— Recorded information —
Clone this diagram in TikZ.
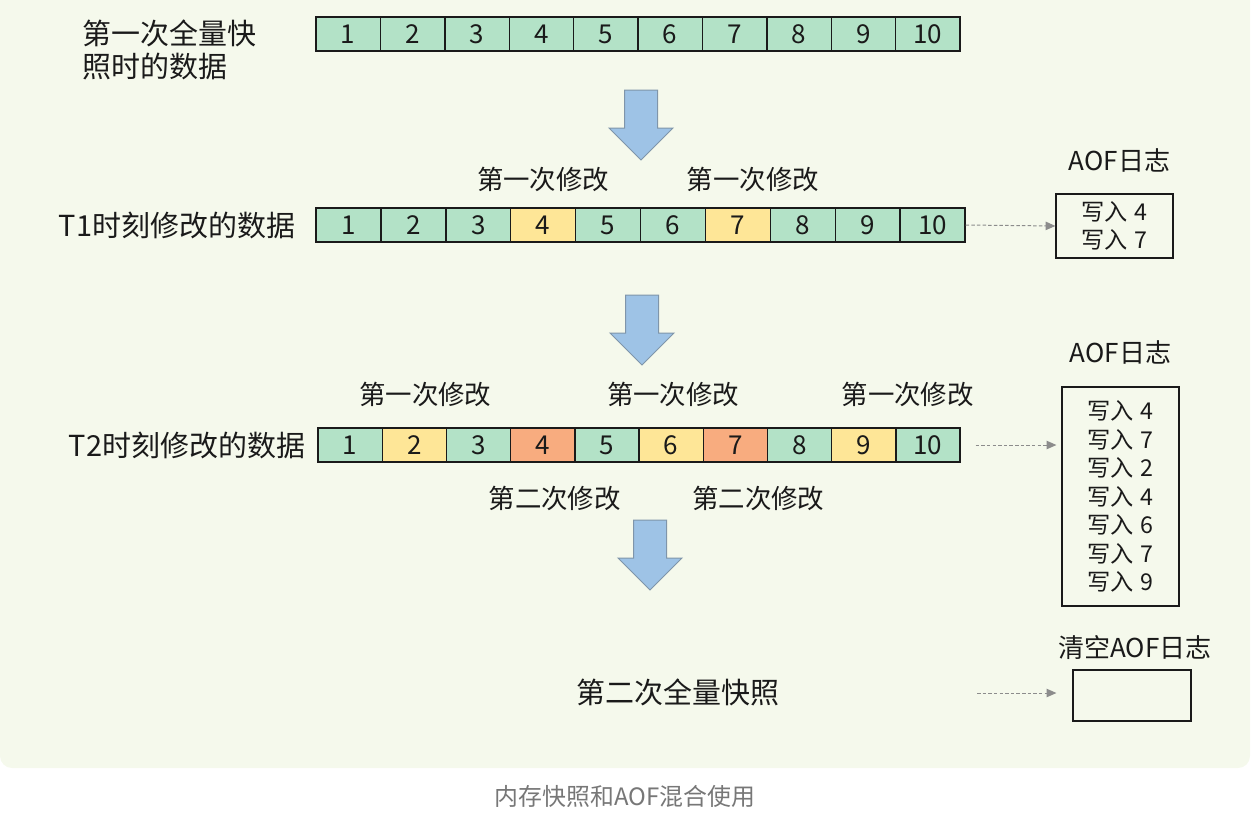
\documentclass[tikz,border=0pt]{standalone}
\usepackage{fontspec}
\setmainfont{Noto Sans CJK SC}
\usetikzlibrary{shapes,arrows,arrows.meta,positioning}
\newdimen\px \px=0.025cm
\definecolor{bgc}{HTML}{F5F9EC}
\definecolor{cgreen}{HTML}{B3E2C7}
\definecolor{cyellow}{HTML}{FEE697}
\definecolor{corange}{HTML}{F8AC7F}
\definecolor{ablue}{HTML}{9EC3E6}
\definecolor{aedge}{HTML}{7F95AA}
\definecolor{txt}{HTML}{1A1A1A}
\definecolor{capgray}{HTML}{777777}
\tikzstyle{cell} = [draw=txt, line width=1.4\px, minimum height=34\px, inner sep=0pt, text=txt, font=\fontsize{18.5}{20}\selectfont]
\tikzstyle{rowlbl} = [inner sep=0pt, text=txt, font=\fontsize{20.6}{23.5}\selectfont]
\tikzstyle{modlbl} = [inner sep=0pt, text=txt, font=\fontsize{18.8}{21}\selectfont]
\tikzstyle{aoflbl} = [inner sep=0pt, text=txt, font=\fontsize{18.5}{21}\selectfont]
\tikzstyle{logbox} = [draw=txt, line width=1.2\px, align=center, inner sep=0pt, text=txt, font=\fontsize{16.5}{20.3}\selectfont]
\tikzstyle{logline} = [draw=black!45, line width=1\px, dash pattern=on 2.5pt off 1.5pt, -{Triangle[length=7pt,width=6pt]}]
\tikzstyle{bigarrow} = [fill=ablue, draw=aedge, line width=1\px, line join=miter]
\def\gap{\hspace{0.3em}}

\begin{document}
\begin{tikzpicture}[x=0.025cm, y=-0.025cm]
    \useasboundingbox (0,0) rectangle (1256,812);
    \fill[bgc, rounded corners=0.3cm] (0,-20) rectangle (1250,768);

    \foreach \i in {1,...,10}
    {
        \path ({316+64.4*(\i-0.5)},34) node (snap\i) [cell, minimum width=64.4\px, fill=cgreen] {\i};
    }
    \path (82,50) node (lblsnap) [rowlbl, anchor=west, align=left] {第一次全量快\\照时的数据};

    \foreach \i/\c in {1/cgreen,2/cgreen,3/cgreen,4/cyellow,5/cgreen,6/cgreen,7/cyellow,8/cgreen,9/cgreen,10/cgreen}
    {
        \path ({316+64.9*(\i-0.5)},225) node (tone\i) [cell, minimum width=64.9\px, fill=\c] {\i};
    }
    \path (tone1.west)+(-20,0) node (lbltone) [rowlbl, anchor=east] {T1时刻修改的数据};
    \path (tone4.north)+(0,-28) node (modA) [modlbl] {第一次修改};
    \path (tone7.north)+(15,-28) node (modB) [modlbl] {第一次修改};

    \path (1114.5,226) node (aof1) [logbox, minimum width=117\px, minimum height=64\px] {写入\gap 4\\写入\gap 7};
    \path (aof1.north)+(5,-33) node (aoft1) [aoflbl] {AOF日志};

    \foreach \i/\c in {1/cgreen,2/cyellow,3/cgreen,4/corange,5/cgreen,6/cyellow,7/corange,8/cgreen,9/cyellow,10/cgreen}
    {
        \path ({318+64.2*(\i-0.5)},445) node (ttwo\i) [cell, minimum width=64.2\px, fill=\c] {\i};
    }
    \path (ttwo1.west)+(-12,0) node (lblttwo) [rowlbl, anchor=east] {T2时刻修改的数据};
    \path (ttwo2.north)+(11,-33) node (modC) [modlbl] {第一次修改};
    \path (ttwo6.north)+(2,-33) node (modD) [modlbl] {第一次修改};
    \path (ttwo9.north)+(44,-33) node (modE) [modlbl] {第一次修改};
    \path (ttwo4.south)+(12,36) node (modF) [modlbl] {第二次修改};
    \path (ttwo7.south)+(23,36) node (modG) [modlbl] {第二次修改};

    \path (1120.5,496.5) node (aof2) [logbox, minimum width=117\px, minimum height=219\px] {写入\gap 4\\写入\gap 7\\写入\gap 2\\写入\gap 4\\写入\gap 6\\写入\gap 7\\写入\gap 9};
    \path (aof2.north)+(0,-34) node (aoft2) [aoflbl] {AOF日志};

    \path (678,692) node (snaptwo) [rowlbl] {第二次全量快照};
    \path (1132,695.5) node (clrbox) [logbox, minimum width=118\px, minimum height=51\px] {};
    \path (clrbox.north)+(3,-22) node (clrt) [aoflbl] {清空AOF日志};
    \coordinate (clr) at (977,693);

    \foreach \ax/\ay in {641/90,642/295,650/520}
    {
        \draw[bigarrow] (\ax-16.5,\ay) -- (\ax+16.5,\ay) -- (\ax+16.5,\ay+38) -- (\ax+32,\ay+38)
            -- (\ax,\ay+70) -- (\ax-32,\ay+38) -- (\ax-16.5,\ay+38) -- cycle;
    }

    \path [logline] (tone10.east) -- (aof1.west);
    \path [logline, shorten <=0.375cm, shorten >=0.125cm] (ttwo10.east) -- (ttwo10.east -| aof2.west);
    \path [logline, shorten >=0.4cm] (clr) -- (clr -| clrbox.west);

    \path (625,796) node (caption) [inner sep=0pt, text=capgray, font=\fontsize{17}{19}\selectfont] {内存快照和AOF混合使用};
\end{tikzpicture}
\end{document}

— Problem to work on —
Skip the images and write out the rest of the listing exactly.

— Exercise answer —
Clone this diagram in TikZ.
\documentclass[tikz,border=0pt]{standalone}
\usepackage{fontspec}
\setmainfont{Noto Sans CJK SC}
\usetikzlibrary{shapes,arrows,arrows.meta,positioning}
\newdimen\px \px=0.025cm
\definecolor{bgc}{HTML}{F5F9EC}
\definecolor{cgreen}{HTML}{B3E2C7}
\definecolor{cyellow}{HTML}{FEE697}
\definecolor{corange}{HTML}{F8AC7F}
\definecolor{ablue}{HTML}{9EC3E6}
\definecolor{aedge}{HTML}{7F95AA}
\definecolor{txt}{HTML}{1A1A1A}
\definecolor{capgray}{HTML}{777777}
\tikzstyle{cell} = [draw=txt, line width=1.4\px, minimum height=34\px, inner sep=0pt, text=txt, font=\fontsize{18.5}{20}\selectfont]
\tikzstyle{rowlbl} = [inner sep=0pt, text=txt, font=\fontsize{20.6}{23.5}\selectfont]
\tikzstyle{modlbl} = [inner sep=0pt, text=txt, font=\fontsize{18.8}{21}\selectfont]
\tikzstyle{aoflbl} = [inner sep=0pt, text=txt, font=\fontsize{18.5}{21}\selectfont]
\tikzstyle{logbox} = [draw=txt, line width=1.2\px, align=center, inner sep=0pt, text=txt, font=\fontsize{16.5}{20.3}\selectfont]
\tikzstyle{logline} = [draw=black!45, line width=1\px, dash pattern=on 2.5pt off 1.5pt, -{Triangle[length=7pt,width=6pt]}]
\tikzstyle{bigarrow} = [fill=ablue, draw=aedge, line width=1\px, line join=miter]
\def\gap{\hspace{0.3em}}

\begin{document}
\begin{tikzpicture}[x=0.025cm, y=-0.025cm]
    \useasboundingbox (0,0) rectangle (1256,812);
    \fill[bgc, rounded corners=0.3cm] (0,-20) rectangle (1250,768);

    \foreach \i in {1,...,10}
    {
        \path ({316+64.4*(\i-0.5)},34) node (snap\i) [cell, minimum width=64.4\px, fill=cgreen] {\i};
    }
    \path (82,50) node (lblsnap) [rowlbl, anchor=west, align=left] {第一次全量快\\照时的数据};

    \foreach \i/\c in {1/cgreen,2/cgreen,3/cgreen,4/cyellow,5/cgreen,6/cgreen,7/cyellow,8/cgreen,9/cgreen,10/cgreen}
    {
        \path ({316+64.9*(\i-0.5)},225) node (tone\i) [cell, minimum width=64.9\px, fill=\c] {\i};
    }
    \path (tone1.west)+(-20,0) node (lbltone) [rowlbl, anchor=east] {T1时刻修改的数据};
    \path (tone4.north)+(0,-28) node (modA) [modlbl] {第一次修改};
    \path (tone7.north)+(15,-28) node (modB) [modlbl] {第一次修改};

    \path (1114.5,226) node (aof1) [logbox, minimum width=117\px, minimum height=64\px] {写入\gap 4\\写入\gap 7};
    \path (aof1.north)+(5,-33) node (aoft1) [aoflbl] {AOF日志};

    \foreach \i/\c in {1/cgreen,2/cyellow,3/cgreen,4/corange,5/cgreen,6/cyellow,7/corange,8/cgreen,9/cyellow,10/cgreen}
    {
        \path ({318+64.2*(\i-0.5)},445) node (ttwo\i) [cell, minimum width=64.2\px, fill=\c] {\i};
    }
    \path (ttwo1.west)+(-12,0) node (lblttwo) [rowlbl, anchor=east] {T2时刻修改的数据};
    \path (ttwo2.north)+(11,-33) node (modC) [modlbl] {第一次修改};
    \path (ttwo6.north)+(2,-33) node (modD) [modlbl] {第一次修改};
    \path (ttwo9.north)+(44,-33) node (modE) [modlbl] {第一次修改};
    \path (ttwo4.south)+(12,36) node (modF) [modlbl] {第二次修改};
    \path (ttwo7.south)+(23,36) node (modG) [modlbl] {第二次修改};

    \path (1120.5,496.5) node (aof2) [logbox, minimum width=117\px, minimum height=219\px] {写入\gap 4\\写入\gap 7\\写入\gap 2\\写入\gap 4\\写入\gap 6\\写入\gap 7\\写入\gap 9};
    \path (aof2.north)+(0,-34) node (aoft2) [aoflbl] {AOF日志};

    \path (678,692) node (snaptwo) [rowlbl] {第二次全量快照};
    \path (1132,695.5) node (clrbox) [logbox, minimum width=118\px, minimum height=51\px] {};
    \path (clrbox.north)+(3,-22) node (clrt) [aoflbl] {清空AOF日志};
    \coordinate (clr) at (977,693);

    \foreach \ax/\ay in {641/90,642/295,650/520}
    {
        \draw[bigarrow] (\ax-16.5,\ay) -- (\ax+16.5,\ay) -- (\ax+16.5,\ay+38) -- (\ax+32,\ay+38)
            -- (\ax,\ay+70) -- (\ax-32,\ay+38) -- (\ax-16.5,\ay+38) -- cycle;
    }

    \path [logline] (tone10.east) -- (aof1.west);
    \path [logline, shorten <=0.375cm, shorten >=0.125cm] (ttwo10.east) -- (ttwo10.east -| aof2.west);
    \path [logline, shorten >=0.4cm] (clr) -- (clr -| clrbox.west);

    \path (625,796) node (caption) [inner sep=0pt, text=capgray, font=\fontsize{17}{19}\selectfont] {内存快照和AOF混合使用};
\end{tikzpicture}
\end{document}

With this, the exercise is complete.